The Institute for Supply Management said yesterday its factory index rose to 59.6, the highest since July 2004. Applications for unemployment insurance payments dropped by 6,000 to 439,000 in the week ended March 27, the Labor Department reported yesterday.

U.S. employment shows “a slowing pace of deterioration that is about to become positive,” Federal Reserve Bank of St. Louis President James Bullard said yesterday. “The recovery is proceeding apace.”

Futures on the CME Group Inc. exchange show a 56 percent chance the Fed will raise the target rate for overnight lending between banks by at least a quarter-percentage point to 0.5 percent by November, up from 47 percent odds a month ago.

Higher U.S. Rates

“As the U.S. economic outlook picks up, expectations for a rate increase by the Fed should rise,” said Susumu Kato, chief economist in Tokyo at Credit Agricole CIB and CLSA. “Some people are thinking that it could happen by the end of this year, earlier than previously expected.
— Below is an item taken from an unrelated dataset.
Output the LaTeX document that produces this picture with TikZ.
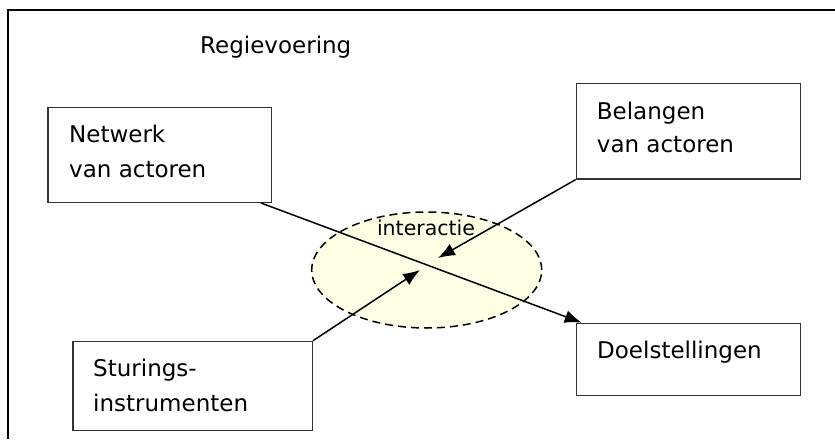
\documentclass[tikz,border=0pt]{standalone}
\usepackage{fontspec}
\setmainfont{DejaVu Sans}
\usetikzlibrary{shapes.geometric,arrows.meta,calc}
\definecolor{boxline}{HTML}{333333}
\definecolor{cloud}{HTML}{FEFEE4}
\begin{document}
\begin{tikzpicture}[x=1pt,y=-1pt,
  box/.style={draw=boxline,line width=1.3pt,anchor=north west,inner sep=0pt},
  txt/.style={anchor=base west,inner sep=0pt,font=\fontsize{23}{27}\selectfont},
  conn/.style={line width=1.5pt},
  tipped/.style={-{Latex[length=17pt,width=13pt]}}]
\useasboundingbox (0,0) rectangle (835,439);
\fill[white] (0,0) rectangle (835,439);
\draw[line width=2pt] (835,10) -- (7.5,10) -- (7.5,439);
\node[txt] (title) at (200,53) {Regievoering};
% ellipse
\node[ellipse,draw=black,line width=1.5pt,dash pattern=on 8pt off 5pt,fill=cloud,
      minimum width=230pt,minimum height=116pt,inner sep=0pt] (ell) at (426.7,270) {};
\node[anchor=base,inner sep=0pt,font=\fontsize{20.5}{24}\selectfont] (inter) at (426,235) {interactie};
% boxes
\node[box,minimum width=223.4pt,minimum height=95pt] (net) at (47.3,106.7) {};
\node[box,minimum width=224.3pt,minimum height=95.6pt] (bel) at (575.7,82.7) {};
\node[box,minimum width=224.3pt,minimum height=72.3pt] (doel) at (575.7,322.7) {};
\node[box,minimum width=239.4pt,minimum height=89.3pt] (stu) at (72.3,340.7) {};
% texts
\node[txt] (netA) at ($(net.north west)+(21.7,36)$) {Netwerk};
\node[txt] (netB) at ($(net.north west)+(21.7,70.3)$) {van actoren};
\node[txt] (belA) at ($(bel.north west)+(21,36.3)$) {Belangen};
\node[txt] (belB) at ($(bel.north west)+(21,70)$) {van actoren};
\node[txt] (doelA) at ($(doel.north west)+(21.3,35.3)$) {Doelstellingen};
\node[txt] (stuA) at ($(stu.north west)+(20.7,36)$) {Sturings-};
\node[txt] (stuB) at ($(stu.north west)+(20.7,71)$) {instrumenten};
% connectors
\coordinate (netout) at ($(net.south east)+(-11,0)$);
\coordinate (doelin) at ($(doel.north west)+(6,0)$);
\coordinate (belend) at (438,258);
\coordinate (stuend) at (420,270);
\draw[conn,tipped] (netout) -- (doelin);
\draw[conn,tipped] (bel.south west) -- (belend);
\draw[conn,tipped] (stu.north east) -- (stuend);
\end{tikzpicture}
\end{document}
The dollar will strengthen.”

The yen earlier rebounded from a two-month low versus the euro as the 14-day relative strength index for the pair increased to 67, close to the 70 threshold that some traders see as a sign an asset is poised to reverse course.
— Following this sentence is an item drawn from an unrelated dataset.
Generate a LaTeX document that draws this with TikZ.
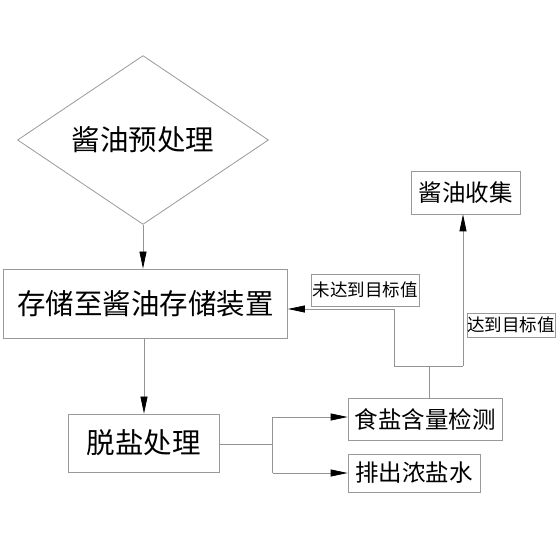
\documentclass[tikz,border=0pt]{standalone}
\usepackage{fontspec}
\newfontfamily\cjk{Noto Sans CJK SC}
\usetikzlibrary{shapes.geometric,arrows.meta}
\begin{document}
\begin{tikzpicture}[x=1pt,y=1pt,
  box/.style={draw=gray!80, line width=0.8pt, fill=white, inner sep=0pt, font=\cjk},
  lbl/.style={draw=gray!80, line width=0.6pt, fill=white, inner sep=0pt, font=\cjk\fontsize{17.5}{17.5}\selectfont},
  conn/.style={draw=gray!85, line width=0.8pt},
  arr/.style={conn, -{Triangle[length=17pt,width=7pt,fill=black,color=black]}}]
\useasboundingbox (0,0) rectangle (560,560);
\node[box, diamond, minimum width=251pt, minimum height=116pt, font=\cjk\fontsize{28.5}{28.5}\selectfont] (pre) at (143,420) {酱油预处理};
\node[box, minimum width=284pt, minimum height=69pt, font=\cjk\fontsize{28.5}{28.5}\selectfont] (store) at (145.5,256.5) {存储至酱油存储装置};
\node[box, minimum width=151pt, minimum height=58pt, font=\cjk\fontsize{28.5}{28.5}\selectfont] (desalt) at (143.5,117) {脱盐处理};
\node[box, minimum width=154pt, minimum height=42pt, font=\cjk\fontsize{23.5}{23.5}\selectfont] (detect) at (425,141) {食盐含量检测};
\node[box, minimum width=132pt, minimum height=38pt, font=\cjk\fontsize{23.5}{23.5}\selectfont] (brine) at (414,87) {排出浓盐水};
\node[box, minimum width=109pt, minimum height=43pt, font=\cjk\fontsize{23.5}{23.5}\selectfont] (collect) at (465.5,367.5) {酱油收集};
\node[lbl, minimum width=108pt, minimum height=32pt] (l1) at (365,270) {未达到目标值};
\node[lbl, minimum width=88pt, minimum height=24pt] (l2) at (511,235) {达到目标值};
\coordinate (jd) at (272.5,116);
\coordinate (j1) at (394,194);
\coordinate (j2) at (463,194);
\coordinate (jt) at (429,194);
\coordinate (jl) at (394,251);
\draw[arr] (pre.south) -- (store.north -| pre.south);
\draw[arr] (store.south -| 144,0) -- (desalt.north -| 144,0);
\draw[conn] (desalt.east |- jd) -- (jd);
\draw[arr] (jd |- 0,143) -- (detect.west |- 0,143);
\draw[conn] (jd |- 0,143) -- (jd |- 0,87);
\draw[arr] (jd |- 0,87) -- (brine.west);
\draw[conn] (detect.north -| jt) -- (jt);
\draw[conn] (j1) -- (j2);
\draw[arr] (j1) -- (jl) -- (store.east |- jl);
\draw[arr] (j2) -- (collect.south -| j2);
\end{tikzpicture}
\end{document}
“As the market is very thin with many markets closed, investors are poised to take profit before the U.S. jobs data, causing the yen to rise,” said Tsutomu Soma, a bond and currency dealer at Okasan Securities Co. in Tokyo.

The won rose for a second day as Asian stocks gained after reports on exports and car shipments showed the economic recovery is taking hold.

Foreign investors purchased more Korean shares than they sold on all but one day since the end of February, according to exchange data. A government report showed yesterday South Korea’s exports rose 35.1 percent in March, compared with 30.5 percent in the previous month.

Buying Stocks

“Foreigners are buying stocks, and there is no reason for the won to weaken right now,” said Kim Yule, a Seoul-based currency trader at BNP Paribas SA. “The won will probably stay at the level of 1,120 for some time.”

The won closed at 1,125.85 per dollar from 1,126.25, completing a 1.2 percent gain this week. The ringgit rose 0.2 percent to 3.2490, extending this week’s gains to 1.7 percent.

The euro may drop to a 13-month low of $1.2457 should it complete a so-called dead-cross formation, Yoh Nihei, a Tokyo- based trading group manager at Tokai Tokyo Securities Co. said, citing trading patterns.

A chart of the 16-nation currency shows its 20- and 90-week moving averages are falling toward the 200-week indicator, suggesting a dead cross pattern will be created, Nihei said. A dead cross appears when a short-term average drops below a longer-term one and signals a security will extend losses.

“The euro may dip below $1.30 and test lower prices,” Nihei said yesterday. An ichimoku chart also indicates “the euro is still in a downtrend,” he said.

The euro slid 5.7 percent against the dollar last quarter, the biggest three-month drop since September 2008.